In larger pools that usually get all the way to Week 17, on the other hand, it makes little sense to ignore the future value of teams that could be valuable in the final few weeks of the season.
Risk versus Reward Based on Pool Size
Let’s think back to our discussion of expected prize share based on pool size, and how it impacts risk versus reward of making certain picks.
As with a variety of other pools that we cover, such as NFL pick’em contests and March Madness pools, size can dictate the acceptable level of risk. The fewer the number of entries there are, the higher the relative risk of a loss. A loss when you have a 10% expectation of winning the prize is costlier than a loss when you are an extreme longshot anyway, and have a 0.1% chance of winning.
Further, as we discussed when talking about Expected Value, your own pick decision impacts EV. That impact is not uniform across pool sizes. Your selection has a bigger negative impact on EV when
- the overall number of remaining entries is smaller and
- when the overall number of entries surviving with your needed outcome is smaller.
Taking bigger risks (unpopular teams that have worse win odds) are relatively a worse proposition then, EV-wise, when the pool size is very small.
Pool size, then impacts risk in the following major ways:
- In pools with few entries (or entries remaining alive), the relative impact of your pick has more of an adverse impact on your pick’s EV, particularly with an unpopular choice;
- With a higher expected pot share if there are fewer entries, your relative risk is higher with a loss;
- Because Future Value is less important, you do not have to take as many risks where you avoid top choices now to save those teams for the future.
Strategy Can Change Based on Weekly Results
Up until now, we’ve been largely talking about pool size in relation to the number of entries when the contest begins. But every year is different. Every pool is different. In some years, we have high survival rates through the first few weeks. In others, a large number of entries can be wiped out early, changing the strategy for those that survive.
Take 2018 as an example. Over half of all entries lost in the opening week, when the Saints lost to Tampa Bay as the largest favorite. After Minnesota was upset in Week 3 (with over 60% of remaining entries picking them) fewer than 10% of all entries were still alive after only just three weeks of action!
On average, it takes through about Week 6 to hit that elimination rate. So 2018 was about three weeks “ahead of schedule” in terms of eliminations compared to the average season.
Well, an entry that just continued with the same strategy as the outset of the season would be at a disadvantage. Suddenly, even in a pool that normally reached Week 17, those final few weeks became relatively more unlikely to matter.
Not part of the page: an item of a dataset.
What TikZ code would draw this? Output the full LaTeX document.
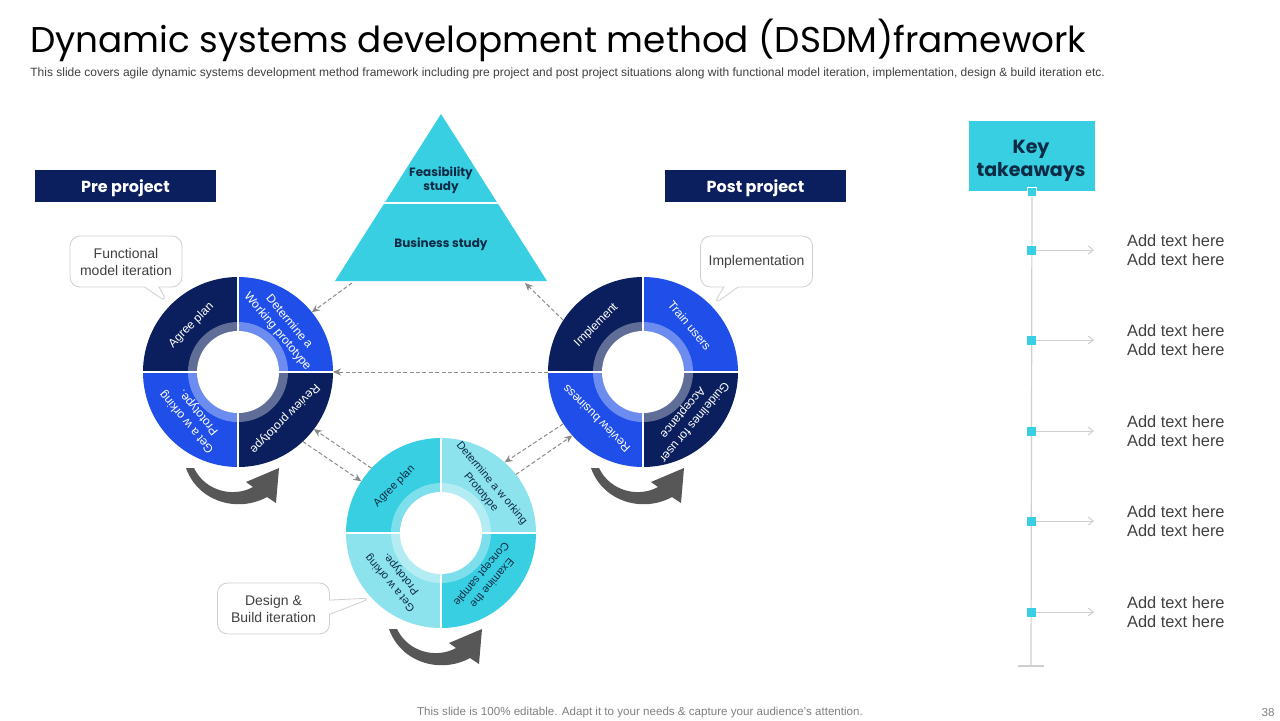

Conversely, if you are in a 25-entry pool and 20 entries are still alive after Week 4, then relying on historical estimates that the pool usually ends by Week 8 and you don’t need to worry about Week 9 may be foolish.
At TeamRankings, our Future Value estimates adjust with the specifics of your pool. You shouldn’t think of the impact of Pool Size as a static consideration that is established at the start of the year only. The best strategy evolves to account for the results of each week, and how it impacts the odds of reaching certain milestones.